→ What you are asked to do: Working from the top of the listing below, retype each line through the line containing "const spokeAngles = [0, 45, 90, 135];", both included, with no pictures.

→ Data lines:
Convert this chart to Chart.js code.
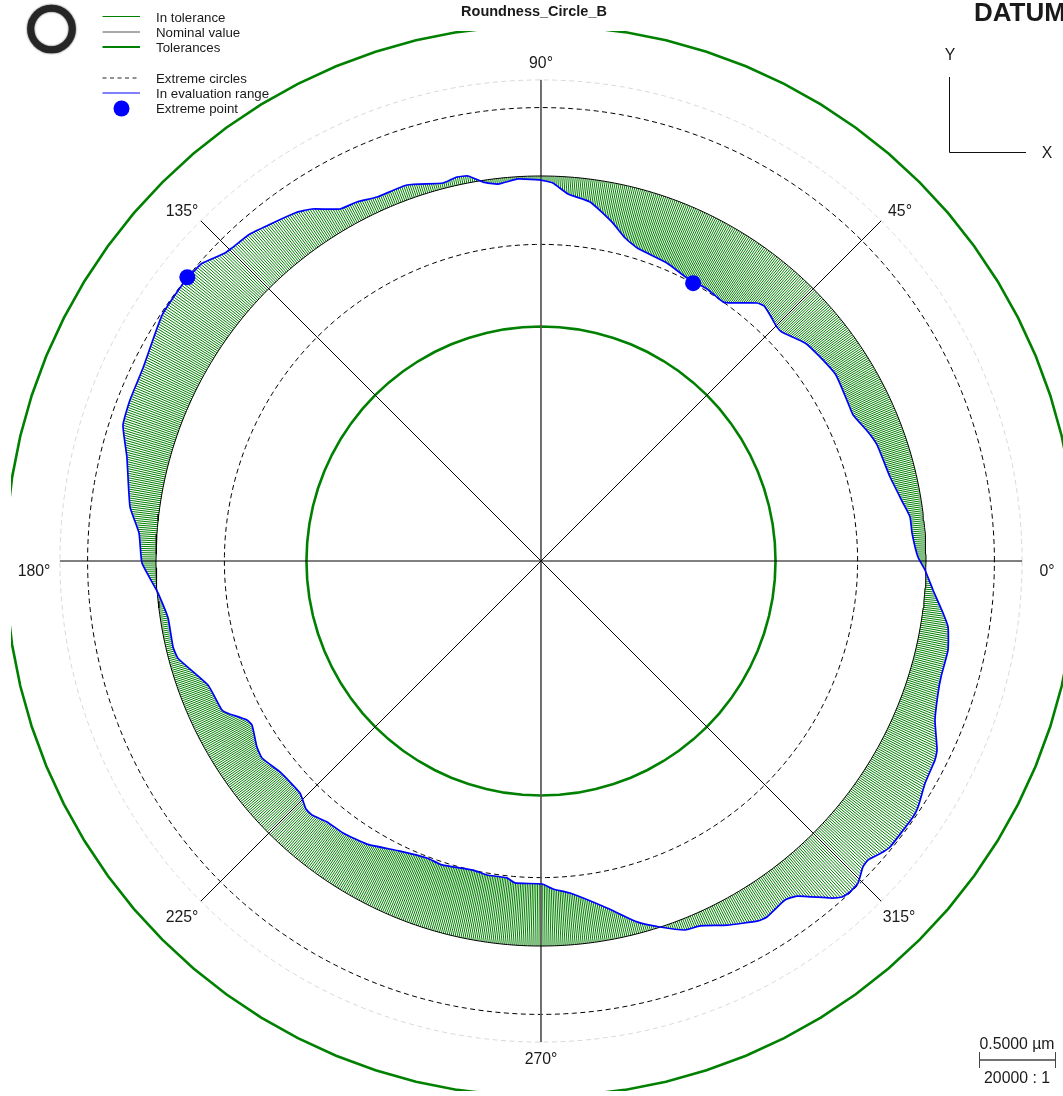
<!DOCTYPE html>
<html>
<head>
<meta charset="utf-8">
<title>Roundness_Circle_B</title>
<script src="https://cdn.jsdelivr.net/npm/chart.js@4/dist/chart.umd.min.js"></script>
<style>
	html, body { margin: 0; padding: 0; background: #fff; }
	canvas { display: block; }
</style>
</head>
<body>
<canvas id="chart-roundness" width="1063" height="1096"></canvas>
<script>
const chartTitle = 'Roundness_Circle_B';
const legendLabels = ['In tolerance', 'Nominal value', 'Tolerances', 'Extreme circles', 'In evaluation range', 'Extreme point'];
const angleLabels = ['0°', '45°', '90°', '135°', '180°', '225°', '270°', '315°'];
const scaleBarLabel = '0.5000 µm';
const scaleRatioLabel = '20000 : 1';

// all radial values in µm, relative to the nominal circle
const nominalOffset = 2.533;
const toleranceValues = [-0.99, 0.99];
const extremeValues = [-0.45, 0.45];
const outerGridValue = 0.632;
const spokeAngles = [0, 45, 90, 135];

// measured profile, read clockwise from the top
const profileAngles = [
	90.15, 88.2, 85.8, 82.2, 78.2, 75.4, 72.9, 67.1, 62.7, 58.6,
	54.9, 53.35, 50.06, 48.83, 47.05, 44.8, 43.5, 39.55, 36.18, 32.24,
	27.24, 25.07, 21.53, 19.05, 13.53, 9.1, 6.8, 4.32, 0.6, 358.66,
	355.77, 352.63, 350.79, 347.66, 343.83, 341.6, 338.03, 334.49, 333.2, 329.97,
	326.88, 325.47, 320.67, 319.61, 317.56, 316.46, 314.55, 313.03, 311.86, 310.62,
	307.38, 305.74, 302.4, 301.08, 297.06, 293.54, 291.32, 288.01, 284.9, 280.77,
	275, 272.1, 270.2, 265.38, 263.88, 260.24, 257.59, 251.96, 249, 244.07,
	238.42, 233.95, 230.65, 227.96, 226.54, 223.91, 218.95, 215.23, 213.22, 209.57,
	208.4, 205.83, 205.03, 200.42, 195.04, 193.15, 188.69, 184.78, 180.29, 176.02,
	172.51, 165.9, 161.98, 158.61, 154.13, 147.01, 142.44, 139.57, 138.68, 135.74,
	134.63, 131.67, 125.26, 123.05, 119.73, 117.14, 114.25, 109.62, 104.53, 102.34,
	100.74, 98.7, 96.51, 93.45, 90.15
];
const profileDeviation = [
	-0.026, -0.045, -0.112, -0.149, -0.254, -0.337, -0.379, -0.405, -0.438, -0.436,
	-0.45, -0.417, -0.319, -0.304, -0.322, -0.347, -0.346, -0.28, -0.259, -0.239,
	-0.261, -0.266, -0.22, -0.194, -0.171, -0.121, -0.088, -0.085, -0.053, -0.006,
	0.053, 0.134, 0.18, 0.208, 0.207, 0.22, 0.262, 0.354, 0.371, 0.386,
	0.429, 0.438, 0.436, 0.421, 0.382, 0.389, 0.44, 0.446, 0.435, 0.388,
	0.241, 0.215, 0.241, 0.232, 0.157, 0.086, 0.073, -0.001, -0.076, -0.209,
	-0.34, -0.374, -0.408, -0.408, -0.436, -0.437, -0.451, -0.43, -0.44, -0.411,
	-0.347, -0.32, -0.313, -0.283, -0.285, -0.332, -0.325, -0.286, -0.299, -0.347,
	-0.334, -0.238, -0.216, -0.195, -0.061, -0.047, -0.051, -0.005, 0.092, 0.118,
	0.194, 0.276, 0.359, 0.371, 0.377, 0.439, 0.446, 0.44, 0.435, 0.37,
	0.361, 0.347, 0.271, 0.23, 0.134, 0.121, 0.093, 0.093, 0.036, 0.053,
	0.045, -0.011, -0.037, -0.015, -0.026
];
const extremeAngles = [61.3, 141.26];
const extremeDeviation = [-0.449, 0.45];

const GREEN = '#008000';
const BLUE = '#0000ff';
const FONT = '"Liberation Sans", Arial, sans-serif';

function polar(angle, dev){
	const r = nominalOffset + dev;
	const a = angle * Math.PI / 180;
	return { x: r * Math.cos(a), y: r * Math.sin(a) };
}

function circle(dev, step){
	const pts = [];
	for(let a = 0; a <= 360; a += step) pts.push(polar(a, dev));
	return pts;
}

function spoke(angle){
	return [polar(angle, outerGridValue), polar(angle + 180, outerGridValue)];
}

function lineSet(data, color, width, dash, extra){
	return Object.assign({ data, showLine: true, borderColor: color, borderWidth: width, borderDash: dash || [], pointRadius: 0, tension: 0 }, extra || {});
}

const profilePoints = profileAngles.map((a, i) => polar(a, profileDeviation[i]));
const extremePoints = extremeAngles.map((a, i) => polar(a, extremeDeviation[i]));

// thin radial lines between the nominal circle and the measured profile
const hatchPlugin = {
	id: 'hatch',
	beforeDatasetsDraw(chart){
		const { ctx, scales: { x, y } } = chart;
		ctx.save();
		ctx.beginPath();
		profilePoints.forEach((p, i) => {
			if(i === 0) ctx.moveTo(x.getPixelForValue(p.x), y.getPixelForValue(p.y));
			else ctx.lineTo(x.getPixelForValue(p.x), y.getPixelForValue(p.y));
		});
		ctx.closePath();
		const cx = x.getPixelForValue(0), cy = y.getPixelForValue(0);
		const nomR = x.getPixelForValue(nominalOffset) - cx;
		ctx.moveTo(cx + nomR, cy);
		ctx.arc(cx, cy, nomR, 0, Math.PI * 2);
		ctx.clip('evenodd');
		ctx.strokeStyle = GREEN;
		ctx.lineWidth = 1;
		ctx.beginPath();
		for(let a = 0; a < 360; a += 0.3){
			const p0 = polar(a, -0.5), p1 = polar(a, 0.5);
			ctx.moveTo(x.getPixelForValue(p0.x), y.getPixelForValue(p0.y));
			ctx.lineTo(x.getPixelForValue(p1.x), y.getPixelForValue(p1.y));
		}
		ctx.stroke();
		ctx.restore();
	}
};

// the outer tolerance circle stops at the drawing frame on the left
const frameClipPlugin = {
	id: 'frameClip',
	beforeDatasetDraw(chart, args){
		if(args.index !== chart.data.datasets.length - 1) return;
		chart.ctx.save();
		chart.ctx.beginPath();
		chart.ctx.rect(11, 0, chart.width, chart.height);
		chart.ctx.clip();
	},
	afterDatasetDraw(chart, args){
		if(args.index === chart.data.datasets.length - 1) chart.ctx.restore();
	}
};

function text(ctx, str, px, py, font, align){
	ctx.font = font;
	ctx.textAlign = align || 'center';
	ctx.textBaseline = 'middle';
	ctx.fillStyle = '#1a1a1a';
	ctx.fillText(str, px, py);
}

function seg(ctx, x0, y0, x1, y1, color, width, dash){
	ctx.save();
	ctx.strokeStyle = color;
	ctx.lineWidth = width;
	ctx.setLineDash(dash || []);
	ctx.beginPath();
	ctx.moveTo(x0, y0);
	ctx.lineTo(x1, y1);
	ctx.stroke();
	ctx.restore();
}

// legend, ring icon, angle labels, datum axes, scale bar
const decorPlugin = {
	id: 'decor',
	afterDraw(chart){
		const ctx = chart.ctx;
		ctx.save();

		ctx.save();
		ctx.strokeStyle = '#262626';
		ctx.lineWidth = 7;
		ctx.shadowColor = '#262626';
		ctx.shadowBlur = 2;
		ctx.beginPath();
		ctx.arc(51.5, 29, 20.8, 0, Math.PI * 2);
		ctx.stroke();
		ctx.restore();

		const legendY = [18, 33, 48, 79, 94, 109.5];
		seg(ctx, 102.5, 16.5, 140, 16.5, GREEN, 1);
		seg(ctx, 102.5, 32, 140, 32, '#555', 1);
		seg(ctx, 102.5, 47, 140, 47, GREEN, 2);
		seg(ctx, 102.5, 78, 140, 78, '#222', 1, [4, 3.5]);
		seg(ctx, 102.5, 93, 140, 93, BLUE, 1.2);
		ctx.fillStyle = BLUE;
		ctx.beginPath();
		ctx.arc(121.5, 108.5, 8, 0, Math.PI * 2);
		ctx.fill();
		legendLabels.forEach((l, i) => text(ctx, l, 156, legendY[i], '13.3px ' + FONT, 'left'));

		const labelPos = [[1047, 571.5], [900, 212], [541, 64], [182, 212], [34, 571.5], [182, 917.5], [541, 1059.5], [899, 917.5]];
		angleLabels.forEach((l, i) => text(ctx, l, labelPos[i][0], labelPos[i][1], '15.8px ' + FONT));

		text(ctx, 'DATUM', 974, 14, 'bold 26px ' + FONT, 'left');
		seg(ctx, 949.5, 77, 949.5, 152.5, '#111', 1);
		seg(ctx, 949.5, 152.5, 1026, 152.5, '#111', 1);
		text(ctx, 'Y', 950, 56, '15.8px ' + FONT);
		text(ctx, 'X', 1047, 153.5, '15.8px ' + FONT);

		text(ctx, scaleBarLabel, 1017, 1044.5, '15.8px ' + FONT);
		seg(ctx, 979.5, 1060, 1055.5, 1060, '#444', 1.5);
		seg(ctx, 979.5, 1052, 979.5, 1068, '#444', 1);
		seg(ctx, 1055.5, 1052, 1055.5, 1068, '#444', 1);
		text(ctx, scaleRatioLabel, 1017, 1078.5, '15.8px ' + FONT);
		ctx.restore();
	}
};

const chart = new Chart(document.getElementById('chart-roundness').getContext('2d'), {
	type: 'scatter',
	data: {
		datasets: [
			{ data: extremePoints, backgroundColor: BLUE, borderWidth: 0, pointRadius: 8, showLine: false },
			lineSet(profilePoints, BLUE, 1.7, [], { tension: 0.15 }),
			lineSet(circle(0, 1), '#000', 1),
			...spokeAngles.map(a => lineSet(spoke(a), a === 90 ? '#5b5b5b' : '#000', 1)),
			...extremeValues.map(v => lineSet(circle(v, 1), '#000', 1, [5, 3.5])),
			lineSet(circle(outerGridValue, 1), '#d9d9d9', 1, [5, 3.5]),
			lineSet(circle(toleranceValues[0], 4.5), GREEN, 2.6),
			lineSet(circle(toleranceValues[1], 4.5), GREEN, 2.6)
		]
	},
	options: {
		responsive: false,
		animation: false,
		layout: { autoPadding: false, padding: { left: 5, right: 0, top: 0, bottom: 5 } },
		scales: {
			x: { type: 'linear', display: false, min: -3.5263, max: 3.4342 },
			y: { type: 'linear', display: false, min: -3.4868, max: 3.4868 }
		},
		plugins: {
			legend: { display: false },
			tooltip: { enabled: false },
			title: {
				display: true,
				text: chartTitle,
				color: '#1a1a1a',
				font: { family: FONT, size: 14.5, weight: 'bold' },
				padding: { top: 3, bottom: 10.6 }
			}
		}
	},
	plugins: [hatchPlugin, frameClipPlugin, decorPlugin]
});
</script>
</body>
</html>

→ Answer in full:
Convert this chart to Chart.js code.
<!DOCTYPE html>
<html>
<head>
<meta charset="utf-8">
<title>Roundness_Circle_B</title>
<script src="https://cdn.jsdelivr.net/npm/chart.js@4/dist/chart.umd.min.js"></script>
<style>
	html, body { margin: 0; padding: 0; background: #fff; }
	canvas { display: block; }
</style>
</head>
<body>
<canvas id="chart-roundness" width="1063" height="1096"></canvas>
<script>
const chartTitle = 'Roundness_Circle_B';
const legendLabels = ['In tolerance', 'Nominal value', 'Tolerances', 'Extreme circles', 'In evaluation range', 'Extreme point'];
const angleLabels = ['0°', '45°', '90°', '135°', '180°', '225°', '270°', '315°'];
const scaleBarLabel = '0.5000 µm';
const scaleRatioLabel = '20000 : 1';

// all radial values in µm, relative to the nominal circle
const nominalOffset = 2.533;
const toleranceValues = [-0.99, 0.99];
const extremeValues = [-0.45, 0.45];
const outerGridValue = 0.632;
const spokeAngles = [0, 45, 90, 135];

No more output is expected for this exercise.